© 2024
Still Life, Still Speaking
Great commercial photography does not show what something looks like — it shows why someone needs it.
Commercial photography has one job: to make the viewer want something. But the best commercial photographers know that desire is not created by showing features — it is created by evoking a feeling.
The most effective product images make people feel something before they think anything.
Context is Everything
A perfume bottle on a white background is a product shot. A perfume bottle on a marble surface at dusk, with a single flower casting a shadow across the label, is a desire.
Both have their place. A product shot communicates clarity. A lifestyle image communicates aspiration. Know which one your subject requires.
Lighting for Products
Product lighting is its own discipline. Reflective surfaces — jewelry, glass, polished metal, electronics — require careful management of reflections. Soft products — fabric, food, organic materials — respond to diffused, gentle light that reveals texture without harshness.
Hard light on reflective surfaces: use carefully, control reflections
Soft light on fabric and food: reveals texture, feels approachable
Side lighting: maximizes three-dimensionality
Backlight on glass: creates luminance and depth
Styling and Surfaces
Everything in the frame communicates something.

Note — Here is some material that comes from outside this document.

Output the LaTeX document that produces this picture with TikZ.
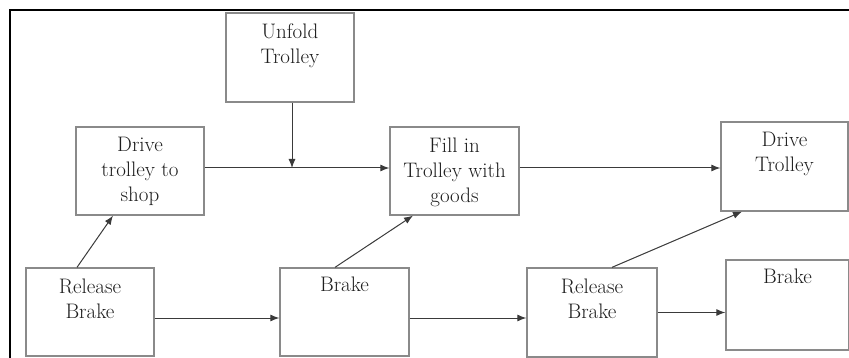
\documentclass[tikz,border=0pt]{standalone}
\usetikzlibrary{arrows.meta}
\definecolor{boxgray}{HTML}{8A8A8A}
\definecolor{linegray}{HTML}{3A3A3A}
\definecolor{txtgray}{HTML}{1E1E1E}
\tikzset{
  stepbox/.style={draw=boxgray, line width=1.3pt, rectangle, inner sep=0pt, fill=white},
  lbl/.style={anchor=north, inner sep=0pt, align=center, text=txtgray,
    font=\fontsize{21}{25}\selectfont, yshift=-11pt},
  conn/.style={draw=linegray, line width=1pt, -{Latex[length=9pt,width=7pt]}},
  frameline/.style={draw=black, line width=2.2pt}
}
\begin{document}
\begin{tikzpicture}[x=1pt,y=-1pt]
\useasboundingbox (0,0) rectangle (849,358);
\draw[frameline] (10,360) -- (10,10) -- (851,10);
\node[stepbox, minimum width=128pt, minimum height=89pt,
  label={[lbl]north:Unfold\\Trolley}] (unfold) at (290,57.5) {};
\node[stepbox, minimum width=128pt, minimum height=88pt,
  label={[lbl]north:Drive\\trolley to\\shop}] (drive1) at (140,171) {};
\node[stepbox, minimum width=129pt, minimum height=88pt,
  label={[lbl]north:Fill in\\Trolley with\\goods}] (fill) at (454.5,171) {};
\node[stepbox, minimum width=127pt, minimum height=89pt,
  label={[lbl]north:Drive\\Trolley}] (drive2) at (784.5,166.5) {};
\node[stepbox, minimum width=128pt, minimum height=88pt,
  label={[lbl]north:Release\\Brake}] (rel1) at (90,312) {};
\node[stepbox, minimum width=129pt, minimum height=88pt,
  label={[lbl, yshift=2pt]north:Brake}] (brake1) at (344.5,312) {};
\node[stepbox, minimum width=130pt, minimum height=89pt,
  label={[lbl]north:Release\\Brake}] (rel2) at (592,312.5) {};
\node[stepbox, minimum width=123pt, minimum height=90pt,
  label={[lbl, yshift=2pt]north:Brake}] (brake2) at (787.5,305) {};
% junction on the horizontal line
\coordinate (j) at ([xshift=2pt]unfold.south |- 0,168);
\draw[conn] ([xshift=2pt]unfold.south) -- (j);
\draw[conn] ([yshift=3pt]drive1.east) -- ([yshift=3pt]fill.west);
\draw[conn] ([yshift=3pt]fill.east) -- ([yshift=3pt]fill.east -| drive2.west);
\draw[conn] ([xshift=-13pt]rel1.north) -- ([xshift=-27pt]drive1.south);
\draw[conn] ([xshift=-9.5pt]brake1.north) -- ([xshift=-41.5pt]fill.south);
\draw[conn] ([xshift=20pt]rel2.north) -- ([xshift=-42.5pt]drive2.south);
\draw[conn] ([yshift=-6pt]rel1.east) -- ([yshift=-6pt]rel1.east -| brake1.west);
\draw[conn] ([yshift=-6pt]brake1.east) -- ([yshift=-6pt]brake1.east -| rel2.west);
\draw[conn] (rel2.east) -- (rel2.east -| brake2.west);
\end{tikzpicture}
\end{document}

The surface, the props, the textures, the colors — each element either reinforces the brand or undermines it.
Great commercial photography requires great art direction. The photographer and the stylist work together. When both are excellent, the result feels effortless. When either is absent, the image shows the gap.
The Brief and the Brand
Commercial photographers work within constraints. The brief defines deliverables. The brand defines the aesthetic. The photographer brings the creative vision that makes both come alive.
Working within these constraints while producing genuinely beautiful images is what separates commercial photographers who get hired once from those who get hired again.
Building a Commercial Practice
Commercial photography requires business skills as much as creative ones.
Client relationships, clear contracts, licensing terms, professional invoicing — these are not secondary to the work. They are the infrastructure that makes the work sustainable.
Final Thoughts
Commercial photography is often dismissed as lesser work by those who have not done it well. The constraint of serving a client's vision while producing something genuinely beautiful is its own creative challenge.
When done with full commitment, it is as satisfying as any personal project — and it pays for the personal work that follows.